In just two days, the team was able to use DAS to highlight where the geothermal resource was by detecting specific seismic signatures indicative of geothermal activity. This is a conclusion that may have taken months to reach without DAS. Zayo happened to have dark fiber at the right place and time for the team to better understand previously hidden geothermal resources in the Imperial Valley. 

Ajo-Franklin of Rice said that the time savings made possible by using pre-existing fiber infrastructure significantly benefitted the team’s research. Ajo-Franklin also noted the importance of Zayo’s expertise in the project, “This isn’t a typical telecom project; it requires equipment with capabilities that other projects do not have, and technical guidance to support our team in making decisions relevant to deploying the fiber.” 

Because of this research, scientists now have an efficient way of finding previously unknown, untapped geothermal resources that could help lower fossil fuel emissions by providing a low-carbon, reliable, alternative source of energy. This alternative improves local air quality and enhances energy security while aiding in reaching carbon offset goals. Geothermal energy is emerging as a vital component of the movement to cleaner and more sustainable energy systems. 

The Many Applications of DAS – Now and in the Future

Leveraging dark fiber and DAS to find hidden geothermal resources is just the tip of the iceberg – this type of research can have many applications. DAS is revolutionizing the world of seismic sensing and providing opportunities for cleaner energy, better natural disaster detection, and smarter cities. 

Using DAS data, scientists can create 3D maps of Earth’s subsurface, enabling a variety of applications. These applications include geothermal exploration, monitoring changes in rock formations due to CO2 injection, and studying the water cycle by monitoring aquifers and their responses to stress. 

This technique also allows for high-resolution earthquake monitoring, giving scientists a better understanding of faults and their behavior and detecting earthquake early warning signs, possibly giving cities a few-second head start to shut down critical infrastructure and improve safety before an earthquake strikes. 

Aside from applications on terrestrial fibers, DAS on marine fibers can open up brand-new opportunities. This technique applied to subsea cables can help scientists study mammals like whales, monitor mudslides, and understand water column dynamics. 

What’s more, DAS isn’t just useful to scientists – it can help telecom operators, too. By monitoring vibrations along fiber optic cables, telecom providers can detect tampering or damage. 

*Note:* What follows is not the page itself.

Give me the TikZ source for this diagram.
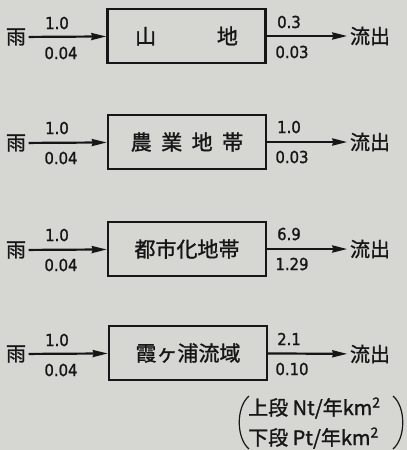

The future for DAS looks bright. DAS technology has the potential to generate rich datasets that could be valuable for a number of different uses. Urban planners, geophysicists, and transportation operators could use these datasets for a wide range of applications. For example, data could be used for smart city applications, enabling urban planners to gather insight on metrics like traffic volumes on highways. 

Ultimately, the goal is to not only use this data but also process it in near real-time, allowing for quicker response to events. Getting information as close to real-time as possible can enhance earthquake detection and early warning systems, reducing response times even further. 

Overall, the use of dark fiber and DAS technology has far-reaching implications for humanity. This research enables cleaner energy through geothermal exploration, bolsters natural disaster detection, and contributes to smarter cities by enabling the creation of 3D subsurface maps. This technology holds the potential to allow scientists to explore marine life, mudslides, earthquakes, and water dynamics. As scientists strive for real-time processing of critical DAS data, this technology promises to provide even further innovation and insight.

Note: The research at the Lawrence Berkeley National Lab was funded by the Geothermal Technologies Office, part of the Office of Energy Efficiency and Renewable Energy (EERE) under the Department of Energy (DOE). The DOE does not endorse any specific technologies or companies.